7th President of the Purdue University System
- In office 1 January 1946 – 24 June 1971
- Preceded by: Andrey A. Potter (acting)
- Succeeded by: Arthur G. Hansen

Personal details
- Born: February 7, 1908
- Died: March 1, 1983 (aged 75)

= Frederick L. Hovde =

American academic administrator (1908–1983)

Frederick Lawson Hovde (7 February 1908 – 1 March 1983) was an American chemical engineer, researcher, educator and president of Purdue University.

Born in Erie, Pennsylvania, Hovde received his Bachelor of Chemical Engineering from the University of Minnesota, where he played on the football team. Elected to a Rhodes Scholarship, he spent three years at Oxford University where he received two degrees in chemistry. While at Oxford, he was a member of the varsity rugby football team and in 1931 he became the third American in history to win his Oxford blue in the annual Oxford-Cambridge rugby union match.

==Professional career==
Returning to the United States in 1932, Hovde was appointed assistant director of the newly established General College of the University of Minnesota. In 1936, he went to the University of Rochester in New York, serving as assistant to the president and lecturer in chemistry.

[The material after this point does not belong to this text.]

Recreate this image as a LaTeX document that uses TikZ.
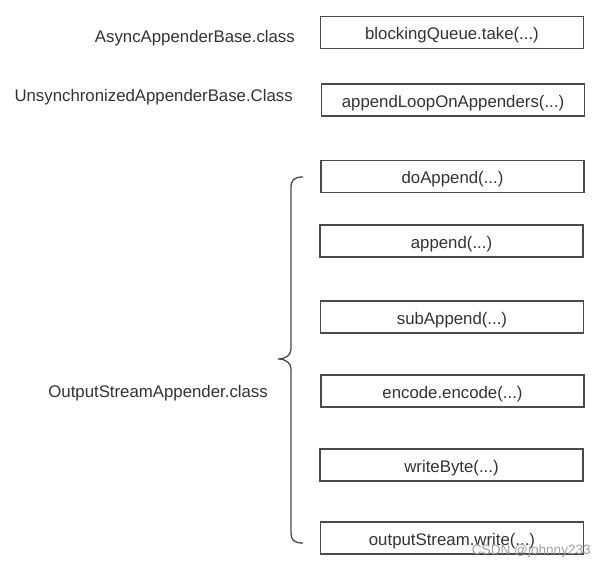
\documentclass[tikz,border=0pt]{standalone}
\usepackage{fontspec}
\setmainfont{Liberation Sans}
\definecolor{txt}{HTML}{333333}
\definecolor{edge}{HTML}{4A4A4A}
\definecolor{wm}{HTML}{A0A0A0}
\begin{document}
\begin{tikzpicture}[x=1pt,y=-1pt,
  callbox/.style={draw=edge,line width=1.3pt,minimum width=263pt,minimum height=32pt,inner sep=0pt,text height=14.5pt,text depth=0pt,text=txt,font=\fontsize{16.8}{20}\selectfont},
  classlabel/.style={text=txt,inner sep=0pt,font=\fontsize{16.8}{20}\selectfont},
  bracestyle/.style={draw=edge,line width=1.3pt}]
\useasboundingbox[fill=white] (0,0) rectangle (606,567);
\node[callbox] (b1) at (452,32.5) {blockingQueue.take(...)};
\node[callbox] (b2) at (453,100) {appendLoopOnAppenders(...)};
\node[callbox] (b3) at (452.5,176.5) {doAppend(...)};
\node[callbox] (b4) at (451.5,241) {append(...)};
\node[callbox] (b5) at (452,317) {subAppend(...)};
\node[callbox] (b6) at (452.5,391) {encode.encode(...)};
\node[callbox] (b7) at (451.5,465) {writeByte(...)};
\node[callbox] (b8) at (452,538) {outputStream.write(...)};
\node[classlabel,anchor=base east] (l1) at (295,43) {AsyncAppenderBase.class};
\node[classlabel,anchor=base east] (l2) at (293,102) {UnsynchronizedAppenderBase.Class};
\node[classlabel,anchor=base east] (l3) at (268,397) {OutputStreamAppender.class};
\coordinate (bt) at (303,177);
\coordinate (bb) at (303,543);
\path[bracestyle] (bt) .. controls (294,177) and (291,180) .. (291,188) -- (291,349)
  .. controls (291,355) and (286,359) .. (278,359)
  .. controls (286,359) and (291,363) .. (291,369) -- (291,533)
  .. controls (291,540) and (294,543) .. (bb);
\node[text=wm,inner sep=0pt,anchor=base east,font=\fontsize{13.6}{16}\selectfont] (wmark) at (591,554) {CSDN @johnny233};
\end{tikzpicture}
\end{document}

In 1941, following the outbreak of World War II, Hovde joined the newly established National Defense Research Committee, which later became a part of the war-time Office of Scientific Research and Development. His first assignment was as head of the London Mission of the OSRD, an opportunity which he took to obtain a master's degree from Oxford University. In 1942, he returned to the National Defense Research Committee as Executive Assistant to James Bryant Conant, its chairman. In 1943, Hovde was made Chief of Rocket Ordnance Research, of the National Defense Research Committee.

==At Purdue University==
In January 1946, he began his tenure as President of Purdue University, a position which he held until his retirement in 1971.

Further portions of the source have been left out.